Extracted data entries
- - -
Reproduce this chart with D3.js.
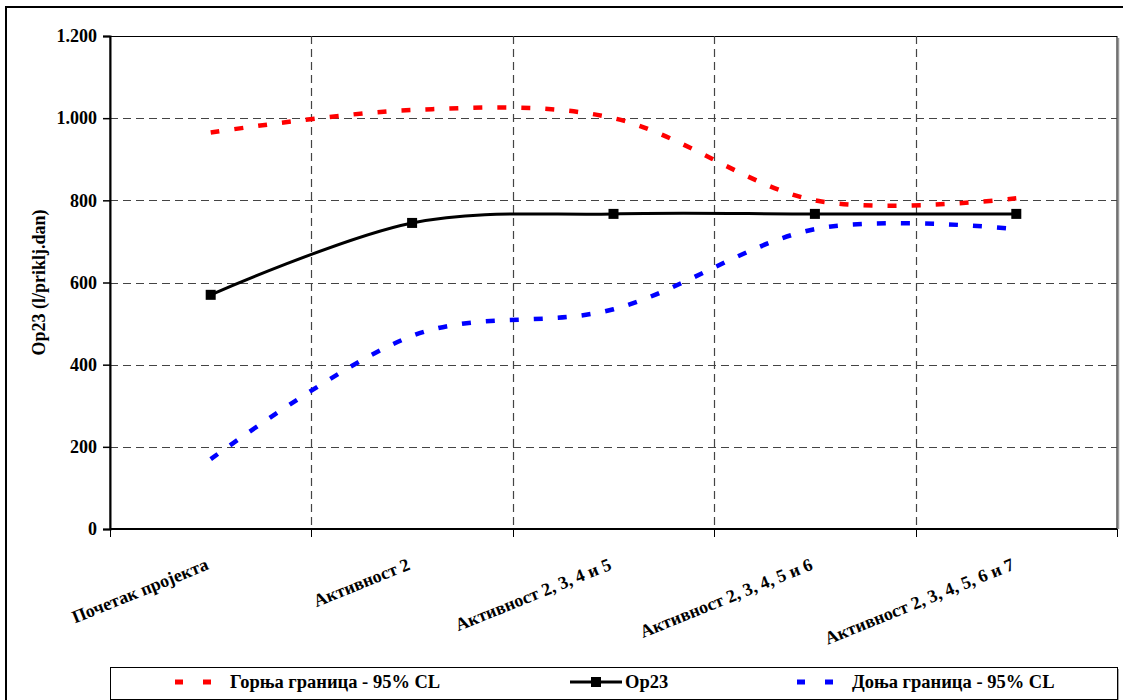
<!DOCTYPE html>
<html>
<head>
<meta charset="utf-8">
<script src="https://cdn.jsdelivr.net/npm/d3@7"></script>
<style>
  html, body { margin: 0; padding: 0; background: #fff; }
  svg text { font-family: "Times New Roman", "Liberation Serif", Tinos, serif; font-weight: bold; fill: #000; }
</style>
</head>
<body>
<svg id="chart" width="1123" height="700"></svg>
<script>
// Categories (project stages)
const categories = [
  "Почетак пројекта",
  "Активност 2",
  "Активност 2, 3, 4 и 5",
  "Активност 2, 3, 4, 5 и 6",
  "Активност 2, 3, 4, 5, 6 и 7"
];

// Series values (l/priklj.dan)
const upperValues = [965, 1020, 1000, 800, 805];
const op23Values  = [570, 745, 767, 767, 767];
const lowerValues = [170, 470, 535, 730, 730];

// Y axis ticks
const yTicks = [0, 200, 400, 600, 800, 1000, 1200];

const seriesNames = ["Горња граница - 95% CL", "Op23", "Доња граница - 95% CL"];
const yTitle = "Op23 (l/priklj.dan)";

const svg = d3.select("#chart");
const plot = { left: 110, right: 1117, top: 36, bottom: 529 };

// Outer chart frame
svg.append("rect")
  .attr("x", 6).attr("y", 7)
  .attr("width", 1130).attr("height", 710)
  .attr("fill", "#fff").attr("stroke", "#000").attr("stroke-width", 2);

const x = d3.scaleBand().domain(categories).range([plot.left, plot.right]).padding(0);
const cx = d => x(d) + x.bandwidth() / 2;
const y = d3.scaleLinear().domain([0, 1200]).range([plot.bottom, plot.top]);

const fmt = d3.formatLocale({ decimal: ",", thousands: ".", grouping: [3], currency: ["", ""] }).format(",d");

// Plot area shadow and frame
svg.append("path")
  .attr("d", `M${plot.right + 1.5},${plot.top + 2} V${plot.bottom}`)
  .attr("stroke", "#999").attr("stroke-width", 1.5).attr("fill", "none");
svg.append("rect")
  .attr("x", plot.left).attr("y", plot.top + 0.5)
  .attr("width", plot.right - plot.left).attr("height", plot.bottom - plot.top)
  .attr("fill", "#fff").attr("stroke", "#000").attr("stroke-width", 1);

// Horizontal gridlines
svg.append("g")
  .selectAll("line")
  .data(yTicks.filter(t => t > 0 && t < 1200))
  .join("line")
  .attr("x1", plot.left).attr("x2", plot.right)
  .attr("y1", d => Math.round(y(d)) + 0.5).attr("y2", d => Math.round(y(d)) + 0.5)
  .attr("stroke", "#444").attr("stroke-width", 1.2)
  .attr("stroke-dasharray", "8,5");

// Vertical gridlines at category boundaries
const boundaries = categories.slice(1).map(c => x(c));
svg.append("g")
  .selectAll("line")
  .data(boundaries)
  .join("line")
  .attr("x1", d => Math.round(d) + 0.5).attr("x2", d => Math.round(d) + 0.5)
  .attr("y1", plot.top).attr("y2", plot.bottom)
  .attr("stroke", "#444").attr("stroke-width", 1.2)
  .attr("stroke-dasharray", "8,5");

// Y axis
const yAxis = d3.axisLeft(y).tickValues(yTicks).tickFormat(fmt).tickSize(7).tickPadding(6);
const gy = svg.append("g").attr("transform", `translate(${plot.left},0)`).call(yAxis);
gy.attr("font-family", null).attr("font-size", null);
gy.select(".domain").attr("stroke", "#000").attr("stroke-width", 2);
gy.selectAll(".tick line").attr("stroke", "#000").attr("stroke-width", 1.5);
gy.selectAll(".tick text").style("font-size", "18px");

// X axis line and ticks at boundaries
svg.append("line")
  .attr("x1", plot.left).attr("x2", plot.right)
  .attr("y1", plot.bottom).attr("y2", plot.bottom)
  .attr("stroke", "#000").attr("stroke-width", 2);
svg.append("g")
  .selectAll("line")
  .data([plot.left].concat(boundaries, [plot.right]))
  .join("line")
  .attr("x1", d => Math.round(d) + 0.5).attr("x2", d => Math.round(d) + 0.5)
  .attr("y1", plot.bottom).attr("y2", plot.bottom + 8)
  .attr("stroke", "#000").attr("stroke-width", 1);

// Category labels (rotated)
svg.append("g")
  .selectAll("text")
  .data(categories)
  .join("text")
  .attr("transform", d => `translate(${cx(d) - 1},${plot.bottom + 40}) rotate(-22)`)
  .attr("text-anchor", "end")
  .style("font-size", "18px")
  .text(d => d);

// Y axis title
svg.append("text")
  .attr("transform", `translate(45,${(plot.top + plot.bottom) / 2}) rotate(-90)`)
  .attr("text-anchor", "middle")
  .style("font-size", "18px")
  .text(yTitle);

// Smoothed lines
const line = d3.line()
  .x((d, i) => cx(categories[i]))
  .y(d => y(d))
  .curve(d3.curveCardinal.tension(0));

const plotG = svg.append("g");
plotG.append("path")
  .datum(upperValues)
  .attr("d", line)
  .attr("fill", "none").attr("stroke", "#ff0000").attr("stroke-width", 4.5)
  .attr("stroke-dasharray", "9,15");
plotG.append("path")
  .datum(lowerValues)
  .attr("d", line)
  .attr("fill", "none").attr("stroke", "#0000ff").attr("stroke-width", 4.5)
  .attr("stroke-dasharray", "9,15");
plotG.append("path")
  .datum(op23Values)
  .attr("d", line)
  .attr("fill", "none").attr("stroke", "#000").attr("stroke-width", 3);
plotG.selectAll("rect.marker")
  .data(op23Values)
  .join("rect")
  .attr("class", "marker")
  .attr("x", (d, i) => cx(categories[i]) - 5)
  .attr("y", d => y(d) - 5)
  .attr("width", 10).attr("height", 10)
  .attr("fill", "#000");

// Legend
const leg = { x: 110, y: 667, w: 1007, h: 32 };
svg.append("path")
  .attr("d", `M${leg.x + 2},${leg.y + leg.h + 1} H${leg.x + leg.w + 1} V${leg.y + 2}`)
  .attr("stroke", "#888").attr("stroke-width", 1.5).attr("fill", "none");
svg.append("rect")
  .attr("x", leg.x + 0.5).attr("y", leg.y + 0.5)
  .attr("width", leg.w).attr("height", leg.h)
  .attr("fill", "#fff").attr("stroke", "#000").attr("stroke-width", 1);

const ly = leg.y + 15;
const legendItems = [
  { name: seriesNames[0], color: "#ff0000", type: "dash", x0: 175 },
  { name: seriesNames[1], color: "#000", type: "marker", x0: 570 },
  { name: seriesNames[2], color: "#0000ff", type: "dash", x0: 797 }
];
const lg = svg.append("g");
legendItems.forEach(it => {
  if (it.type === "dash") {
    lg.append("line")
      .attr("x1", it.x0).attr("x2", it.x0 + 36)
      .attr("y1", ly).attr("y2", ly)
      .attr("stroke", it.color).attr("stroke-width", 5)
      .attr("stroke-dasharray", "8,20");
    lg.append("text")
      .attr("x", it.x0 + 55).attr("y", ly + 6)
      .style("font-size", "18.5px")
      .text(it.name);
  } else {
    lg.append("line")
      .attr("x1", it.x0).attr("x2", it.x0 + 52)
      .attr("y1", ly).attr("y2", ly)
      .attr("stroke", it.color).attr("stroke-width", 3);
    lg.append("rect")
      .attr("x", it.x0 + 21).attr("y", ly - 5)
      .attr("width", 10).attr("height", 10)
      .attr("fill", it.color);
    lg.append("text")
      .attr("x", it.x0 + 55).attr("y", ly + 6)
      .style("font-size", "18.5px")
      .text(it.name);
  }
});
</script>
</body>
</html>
- - -
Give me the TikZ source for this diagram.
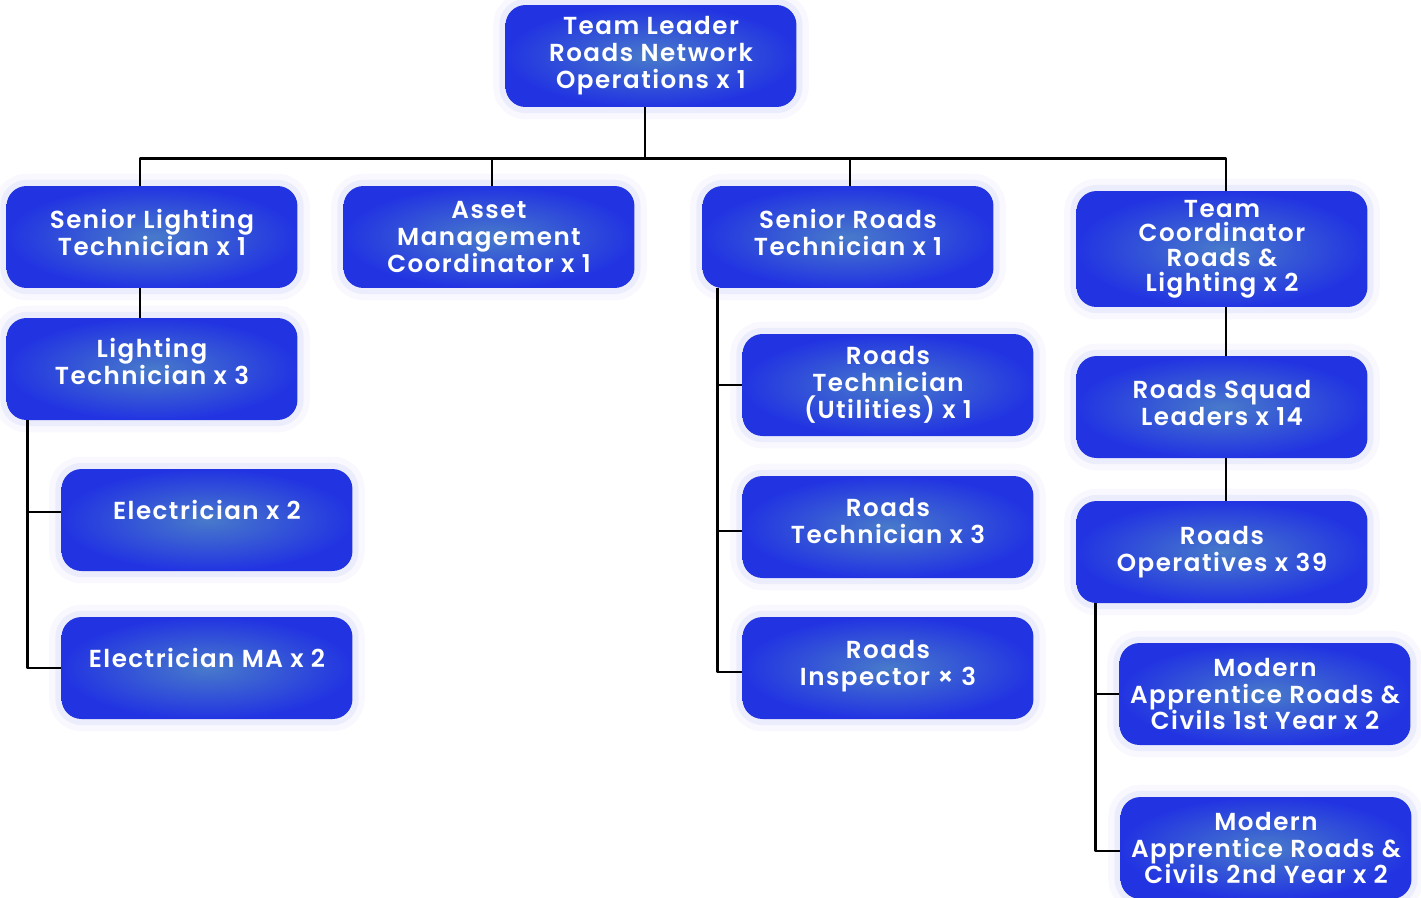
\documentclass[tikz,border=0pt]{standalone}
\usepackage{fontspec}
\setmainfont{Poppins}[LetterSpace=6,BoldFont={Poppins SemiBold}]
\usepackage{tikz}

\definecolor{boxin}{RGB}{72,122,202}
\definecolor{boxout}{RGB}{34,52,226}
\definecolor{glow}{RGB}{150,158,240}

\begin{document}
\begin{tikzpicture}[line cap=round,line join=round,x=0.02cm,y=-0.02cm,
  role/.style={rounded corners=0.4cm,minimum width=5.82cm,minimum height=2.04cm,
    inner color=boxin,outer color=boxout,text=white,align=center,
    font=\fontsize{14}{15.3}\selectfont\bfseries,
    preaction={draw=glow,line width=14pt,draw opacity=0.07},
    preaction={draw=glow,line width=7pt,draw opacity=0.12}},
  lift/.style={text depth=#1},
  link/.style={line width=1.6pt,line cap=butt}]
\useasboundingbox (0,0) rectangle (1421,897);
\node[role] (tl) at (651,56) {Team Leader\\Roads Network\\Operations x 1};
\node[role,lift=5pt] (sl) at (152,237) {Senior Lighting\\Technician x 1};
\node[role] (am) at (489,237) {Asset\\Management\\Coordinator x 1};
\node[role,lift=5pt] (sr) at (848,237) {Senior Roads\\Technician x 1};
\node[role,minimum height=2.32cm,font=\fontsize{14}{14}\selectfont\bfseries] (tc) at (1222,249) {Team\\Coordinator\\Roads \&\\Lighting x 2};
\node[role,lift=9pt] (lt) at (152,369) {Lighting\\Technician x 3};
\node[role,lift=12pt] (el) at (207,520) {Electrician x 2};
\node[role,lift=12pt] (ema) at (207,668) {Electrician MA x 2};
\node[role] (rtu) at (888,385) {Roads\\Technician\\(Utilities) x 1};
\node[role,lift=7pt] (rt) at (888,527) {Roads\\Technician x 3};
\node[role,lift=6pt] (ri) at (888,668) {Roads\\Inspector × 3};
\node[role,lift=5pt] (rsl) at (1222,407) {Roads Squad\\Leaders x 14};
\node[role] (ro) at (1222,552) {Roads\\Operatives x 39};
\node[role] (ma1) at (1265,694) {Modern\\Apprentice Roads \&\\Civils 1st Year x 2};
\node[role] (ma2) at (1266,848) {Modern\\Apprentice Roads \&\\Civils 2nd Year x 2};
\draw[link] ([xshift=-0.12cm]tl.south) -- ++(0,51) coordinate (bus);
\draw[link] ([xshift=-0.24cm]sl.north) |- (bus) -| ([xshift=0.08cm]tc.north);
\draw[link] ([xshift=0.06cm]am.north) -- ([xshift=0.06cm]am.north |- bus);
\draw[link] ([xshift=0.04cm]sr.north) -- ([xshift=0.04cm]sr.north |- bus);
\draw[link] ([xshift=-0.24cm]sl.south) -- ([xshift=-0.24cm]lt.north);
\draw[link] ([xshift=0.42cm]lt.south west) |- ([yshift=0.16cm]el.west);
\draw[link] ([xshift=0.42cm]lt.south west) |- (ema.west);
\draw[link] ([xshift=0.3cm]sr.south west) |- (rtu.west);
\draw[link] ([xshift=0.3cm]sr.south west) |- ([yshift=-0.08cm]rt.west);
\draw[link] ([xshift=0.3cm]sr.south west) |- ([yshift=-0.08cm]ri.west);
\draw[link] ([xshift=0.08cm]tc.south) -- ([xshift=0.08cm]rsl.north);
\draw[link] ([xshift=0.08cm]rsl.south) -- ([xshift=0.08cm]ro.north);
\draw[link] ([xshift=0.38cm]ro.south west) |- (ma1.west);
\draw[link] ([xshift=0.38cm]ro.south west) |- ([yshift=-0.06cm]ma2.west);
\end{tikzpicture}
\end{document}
- - -
● THE PROBLEM: Omit all pictures and repeat exactly the lines from the one containing "Reproduce this chart with D3.js." through the one containing "const yTicks = [0, 200, 400, 600, 800, 1000, 1200];", ends included, with nothing added.

● OUTPUT:
Reproduce this chart with D3.js.
<!DOCTYPE html>
<html>
<head>
<meta charset="utf-8">
<script src="https://cdn.jsdelivr.net/npm/d3@7"></script>
<style>
  html, body { margin: 0; padding: 0; background: #fff; }
  svg text { font-family: "Times New Roman", "Liberation Serif", Tinos, serif; font-weight: bold; fill: #000; }
</style>
</head>
<body>
<svg id="chart" width="1123" height="700"></svg>
<script>
// Categories (project stages)
const categories = [
  "Почетак пројекта",
  "Активност 2",
  "Активност 2, 3, 4 и 5",
  "Активност 2, 3, 4, 5 и 6",
  "Активност 2, 3, 4, 5, 6 и 7"
];

// Series values (l/priklj.dan)
const upperValues = [965, 1020, 1000, 800, 805];
const op23Values  = [570, 745, 767, 767, 767];
const lowerValues = [170, 470, 535, 730, 730];

// Y axis ticks
const yTicks = [0, 200, 400, 600, 800, 1000, 1200];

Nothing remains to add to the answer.